[peʃe a la liɲ dɑ̃ lø stix] (EXP. GREC. MORT.)
Être mort est un état officiel constaté par l’administration dont le fort pour la jolie formule n’est pas la première qualité. Bien heureusement la langue de la vraie vie s’est chargée là aussi de décerner à la camarde certifiée de quoi faire montre de culture voire de donner envie.
De celui qui n’est plus parmi nous (ce dont chacun se rendra compte en balayant l’assemblée du regard) elle préfère dire qu’il est allé pêcher à la ligne dans le Styx expliquant ce faisant l’absence qui pourrait sembler momentanée si une subtile référence à la mythologie ne venait la teinter.
En effet, si le zig était parti taquiner le goujon dans la Saône ou la Meuse on pourrait raisonnablement s’attendre à un retour dans l’après-midi (ou en début de soirée en cas de détour par le Balto), mais la mention de l’un des fleuves de Enfers ne laisse que peu de place au doute. Pêcher à la ligne dans le Styx est un loisir dont on ne se remet pas. Et même en cas de prise exceptionnelle (ce gros brochet qui nous narguait depuis des années) on ne fera pas demi-tour pour s’en vanter.
Comme il a fait ses humanités (et parfois lu la Divine Comédie), le citoyen des années surannées sait que ça sent le sapin quand la potamologie grecque s’invite dans l’expression. Il comprend l’allusion : le pêcheur est désormais ad patres et paisible puisqu’il persiste à lorgner patiemment le bouchon comme il le faisait chaque jour. Il a simplement changé de rive. Le Styx plutôt que la Marne; et rien ne nous dit que le petit vin blanc ne s’écluse pas avec Charon (on peut être passeur et aimer s’en jeter un petit derrière la cravate entre deux livraisons).
L’oubli progressif des épopées d’Homère, des poèmes d’Hésiode et du théorème de Pythagore précipitera avec lui celui de pêcher à la ligne dans le Styx.
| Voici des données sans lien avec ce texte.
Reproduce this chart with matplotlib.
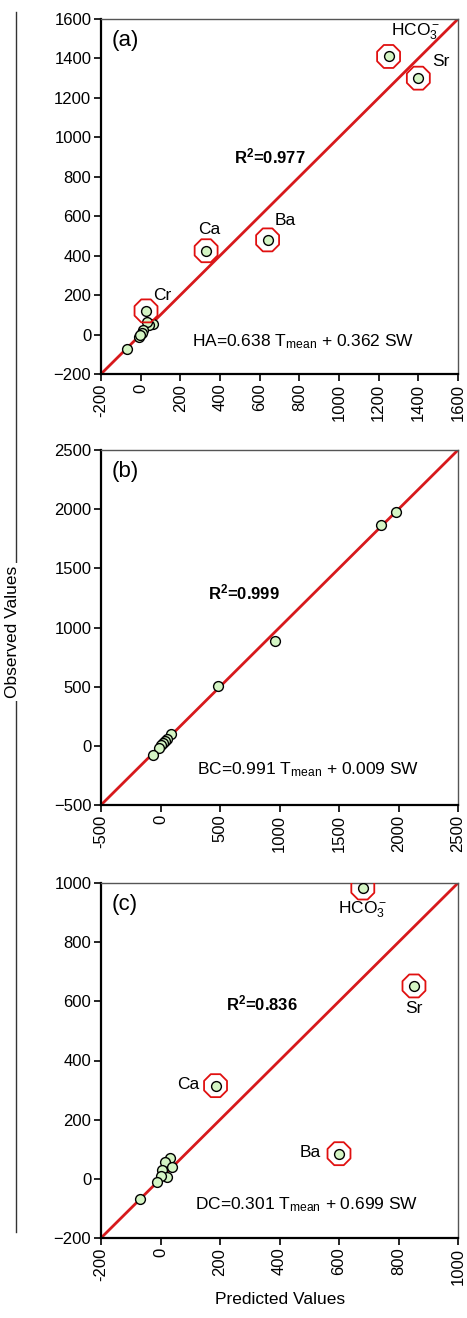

Sans Odyssée ou sans triangle rectangle dont le carré de la longueur de l’hypoténuse est égal à la somme des carrés des longueurs des deux autres côtés que pouvait-il en être d’un fleuve des Enfers grecs dans le langage ?
Le moderne se satisfait de décéder. C’est sans ambiguïté. Mais ça semble moins bon vivant.